One legend concerns the name Pyrenees. In the ancient past, Hercules visited the area, and fell in love with a beautiful girl named Pyrene, who happened to be a daughter of the King of Cerdagne. The king refused to allow Pyrene to marry Hercules, and so the desperate girl ran away. Hercules searched for her, but found her too late: she had been killed by wild cats. Hercules buried the body, and covered her grave with stones, which subsequently became the mountains.

Roland, a warrior who was part of the court of Charlemagne, also has an important legendary connection to the area. In exchange for room and board at the Saint-Savin convent, Roland is said to have fought and killed two giants, Passamont and Alabaster, who, much to the monks' dismay, were living close to their priory.

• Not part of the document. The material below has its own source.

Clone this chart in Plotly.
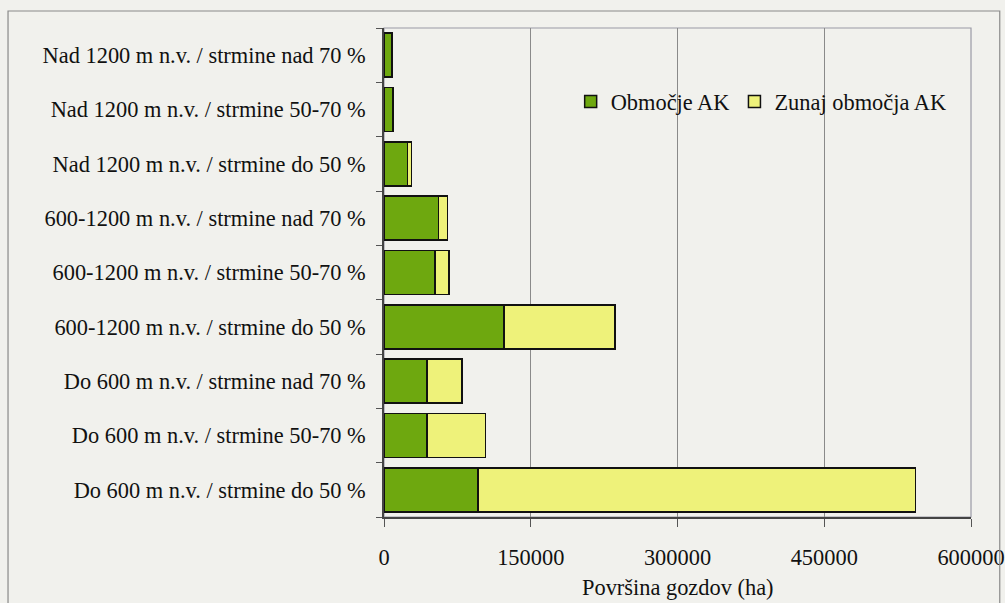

==The Abbey of Saint-Savin==
The known history of the Abbey of Saint-Savin-en-Lavedan dates back to 945. The counts and viscounts of Bigorre financed and helped arrange a major part of the construction and decoration of the monastery, and the abbey enjoyed prosperity for quite some time. In the thirteenth century, it controlled the territory of seven municipalities.

Then, after several religious wars, the abbey was virtually abandoned. Only three monks lived there in 1790. In 1854 a violent earthquake ruined the abbey even more, but also caused something of a new beginning.

===Savin, the pious hermit monk===
Savin was born in Spain into a wealthy family: his father was a count in Barcelona. At some point Savin moved to France, and became a monk. He was sent to Saint-Savin, but decided to live a simple and isolated life in the mountains above the village. During the 13 years he spent there he performed several miracles: he was able to find water where there was none, he created milk in order to feed a hungry child, and so on. When he died, his body was carried to Saint-Savin. Now his marble tomb serves as the altar in the Saint-Savin church.

===Cagots===
As was the case in a few other villages and towns in Hautes-Pyrénées, the town of Saint-Savin included a small community of Cagots, a minority group that was despised for obscure reasons. They were treated as if they were lepers and dangerously infectious, though investigations even by 17th century doctors found no evidence of this.

There are quite a few examples of Romanesque art in the church, one of which is a granite carving of two Cagots. The church also contains an interesting example of a special separate Holy water font for them to dip their right hand into. Use of the normal font was forbidden to Cagots. Cagots were allowed to attend the Mass, but only through a low window at the bottom of the nave. People were afraid to get close to them, and so they were given communion using a long stick that is still to be seen in the church.